--- start of STORED DATA ---

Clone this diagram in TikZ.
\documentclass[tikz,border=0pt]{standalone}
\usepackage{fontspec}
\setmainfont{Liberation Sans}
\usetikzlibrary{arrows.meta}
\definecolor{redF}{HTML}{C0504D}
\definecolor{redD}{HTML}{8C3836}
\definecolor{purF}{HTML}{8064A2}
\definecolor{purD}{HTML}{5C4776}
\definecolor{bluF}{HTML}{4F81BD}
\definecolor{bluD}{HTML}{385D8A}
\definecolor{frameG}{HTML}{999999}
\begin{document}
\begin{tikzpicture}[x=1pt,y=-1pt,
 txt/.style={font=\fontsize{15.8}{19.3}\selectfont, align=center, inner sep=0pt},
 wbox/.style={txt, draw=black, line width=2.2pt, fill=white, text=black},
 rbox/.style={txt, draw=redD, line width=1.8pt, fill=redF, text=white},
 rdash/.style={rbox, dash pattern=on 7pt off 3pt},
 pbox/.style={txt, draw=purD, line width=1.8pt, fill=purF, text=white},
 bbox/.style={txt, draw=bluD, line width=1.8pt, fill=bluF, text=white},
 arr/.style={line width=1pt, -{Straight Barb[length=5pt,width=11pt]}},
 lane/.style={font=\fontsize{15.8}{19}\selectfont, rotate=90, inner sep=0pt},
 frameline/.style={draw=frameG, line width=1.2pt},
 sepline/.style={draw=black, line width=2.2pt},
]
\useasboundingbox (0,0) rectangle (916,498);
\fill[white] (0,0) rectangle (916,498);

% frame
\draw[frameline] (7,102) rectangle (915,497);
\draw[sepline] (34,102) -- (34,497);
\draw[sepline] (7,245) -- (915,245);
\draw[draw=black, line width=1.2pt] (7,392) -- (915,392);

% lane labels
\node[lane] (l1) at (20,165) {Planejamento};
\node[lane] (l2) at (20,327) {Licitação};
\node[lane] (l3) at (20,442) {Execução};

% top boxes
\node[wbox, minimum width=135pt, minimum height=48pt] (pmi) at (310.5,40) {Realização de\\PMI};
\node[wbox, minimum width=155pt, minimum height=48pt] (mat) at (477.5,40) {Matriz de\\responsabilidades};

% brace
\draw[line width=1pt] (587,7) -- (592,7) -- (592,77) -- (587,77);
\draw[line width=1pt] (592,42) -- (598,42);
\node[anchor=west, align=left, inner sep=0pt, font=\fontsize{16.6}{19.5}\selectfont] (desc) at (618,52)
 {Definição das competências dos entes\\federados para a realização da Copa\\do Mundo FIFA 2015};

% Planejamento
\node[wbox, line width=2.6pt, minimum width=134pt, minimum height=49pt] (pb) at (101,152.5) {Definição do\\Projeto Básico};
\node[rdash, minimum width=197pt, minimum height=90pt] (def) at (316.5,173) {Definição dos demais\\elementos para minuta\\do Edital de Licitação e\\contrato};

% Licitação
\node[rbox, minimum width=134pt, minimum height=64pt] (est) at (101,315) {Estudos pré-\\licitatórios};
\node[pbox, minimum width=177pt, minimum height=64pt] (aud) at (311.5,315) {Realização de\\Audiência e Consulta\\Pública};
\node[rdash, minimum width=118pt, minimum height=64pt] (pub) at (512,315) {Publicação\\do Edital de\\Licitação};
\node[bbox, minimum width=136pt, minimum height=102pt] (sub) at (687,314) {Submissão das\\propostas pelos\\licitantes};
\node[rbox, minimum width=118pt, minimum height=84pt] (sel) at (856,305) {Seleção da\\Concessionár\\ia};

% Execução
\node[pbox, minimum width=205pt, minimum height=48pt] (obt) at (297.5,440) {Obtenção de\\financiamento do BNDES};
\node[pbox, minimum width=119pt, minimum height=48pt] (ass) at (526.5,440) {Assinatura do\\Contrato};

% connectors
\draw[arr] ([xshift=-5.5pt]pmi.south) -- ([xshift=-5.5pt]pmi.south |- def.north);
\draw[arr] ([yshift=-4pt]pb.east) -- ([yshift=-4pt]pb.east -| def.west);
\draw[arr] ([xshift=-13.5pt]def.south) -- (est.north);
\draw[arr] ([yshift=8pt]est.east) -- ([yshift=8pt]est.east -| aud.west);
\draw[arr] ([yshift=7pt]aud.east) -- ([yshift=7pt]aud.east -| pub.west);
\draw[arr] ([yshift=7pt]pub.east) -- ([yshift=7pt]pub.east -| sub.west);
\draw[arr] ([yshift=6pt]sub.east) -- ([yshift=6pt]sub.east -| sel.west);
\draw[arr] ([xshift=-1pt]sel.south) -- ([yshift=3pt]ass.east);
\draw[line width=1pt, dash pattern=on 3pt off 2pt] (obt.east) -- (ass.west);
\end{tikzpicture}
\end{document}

--- end of STORED DATA ---

EXERCISE OBJECTIVE -> Take the data above and return it exactly.

WORKED SOLUTION ->
Clone this diagram in TikZ.
\documentclass[tikz,border=0pt]{standalone}
\usepackage{fontspec}
\setmainfont{Liberation Sans}
\usetikzlibrary{arrows.meta}
\definecolor{redF}{HTML}{C0504D}
\definecolor{redD}{HTML}{8C3836}
\definecolor{purF}{HTML}{8064A2}
\definecolor{purD}{HTML}{5C4776}
\definecolor{bluF}{HTML}{4F81BD}
\definecolor{bluD}{HTML}{385D8A}
\definecolor{frameG}{HTML}{999999}
\begin{document}
\begin{tikzpicture}[x=1pt,y=-1pt,
 txt/.style={font=\fontsize{15.8}{19.3}\selectfont, align=center, inner sep=0pt},
 wbox/.style={txt, draw=black, line width=2.2pt, fill=white, text=black},
 rbox/.style={txt, draw=redD, line width=1.8pt, fill=redF, text=white},
 rdash/.style={rbox, dash pattern=on 7pt off 3pt},
 pbox/.style={txt, draw=purD, line width=1.8pt, fill=purF, text=white},
 bbox/.style={txt, draw=bluD, line width=1.8pt, fill=bluF, text=white},
 arr/.style={line width=1pt, -{Straight Barb[length=5pt,width=11pt]}},
 lane/.style={font=\fontsize{15.8}{19}\selectfont, rotate=90, inner sep=0pt},
 frameline/.style={draw=frameG, line width=1.2pt},
 sepline/.style={draw=black, line width=2.2pt},
]
\useasboundingbox (0,0) rectangle (916,498);
\fill[white] (0,0) rectangle (916,498);

% frame
\draw[frameline] (7,102) rectangle (915,497);
\draw[sepline] (34,102) -- (34,497);
\draw[sepline] (7,245) -- (915,245);
\draw[draw=black, line width=1.2pt] (7,392) -- (915,392);

% lane labels
\node[lane] (l1) at (20,165) {Planejamento};
\node[lane] (l2) at (20,327) {Licitação};
\node[lane] (l3) at (20,442) {Execução};

% top boxes
\node[wbox, minimum width=135pt, minimum height=48pt] (pmi) at (310.5,40) {Realização de\\PMI};
\node[wbox, minimum width=155pt, minimum height=48pt] (mat) at (477.5,40) {Matriz de\\responsabilidades};

% brace
\draw[line width=1pt] (587,7) -- (592,7) -- (592,77) -- (587,77);
\draw[line width=1pt] (592,42) -- (598,42);
\node[anchor=west, align=left, inner sep=0pt, font=\fontsize{16.6}{19.5}\selectfont] (desc) at (618,52)
 {Definição das competências dos entes\\federados para a realização da Copa\\do Mundo FIFA 2015};

% Planejamento
\node[wbox, line width=2.6pt, minimum width=134pt, minimum height=49pt] (pb) at (101,152.5) {Definição do\\Projeto Básico};
\node[rdash, minimum width=197pt, minimum height=90pt] (def) at (316.5,173) {Definição dos demais\\elementos para minuta\\do Edital de Licitação e\\contrato};

% Licitação
\node[rbox, minimum width=134pt, minimum height=64pt] (est) at (101,315) {Estudos pré-\\licitatórios};
\node[pbox, minimum width=177pt, minimum height=64pt] (aud) at (311.5,315) {Realização de\\Audiência e Consulta\\Pública};
\node[rdash, minimum width=118pt, minimum height=64pt] (pub) at (512,315) {Publicação\\do Edital de\\Licitação};
\node[bbox, minimum width=136pt, minimum height=102pt] (sub) at (687,314) {Submissão das\\propostas pelos\\licitantes};
\node[rbox, minimum width=118pt, minimum height=84pt] (sel) at (856,305) {Seleção da\\Concessionár\\ia};

% Execução
\node[pbox, minimum width=205pt, minimum height=48pt] (obt) at (297.5,440) {Obtenção de\\financiamento do BNDES};
\node[pbox, minimum width=119pt, minimum height=48pt] (ass) at (526.5,440) {Assinatura do\\Contrato};

% connectors
\draw[arr] ([xshift=-5.5pt]pmi.south) -- ([xshift=-5.5pt]pmi.south |- def.north);
\draw[arr] ([yshift=-4pt]pb.east) -- ([yshift=-4pt]pb.east -| def.west);
\draw[arr] ([xshift=-13.5pt]def.south) -- (est.north);
\draw[arr] ([yshift=8pt]est.east) -- ([yshift=8pt]est.east -| aud.west);
\draw[arr] ([yshift=7pt]aud.east) -- ([yshift=7pt]aud.east -| pub.west);
\draw[arr] ([yshift=7pt]pub.east) -- ([yshift=7pt]pub.east -| sub.west);
\draw[arr] ([yshift=6pt]sub.east) -- ([yshift=6pt]sub.east -| sel.west);
\draw[arr] ([xshift=-1pt]sel.south) -- ([yshift=3pt]ass.east);
\draw[line width=1pt, dash pattern=on 3pt off 2pt] (obt.east) -- (ass.west);
\end{tikzpicture}
\end{document}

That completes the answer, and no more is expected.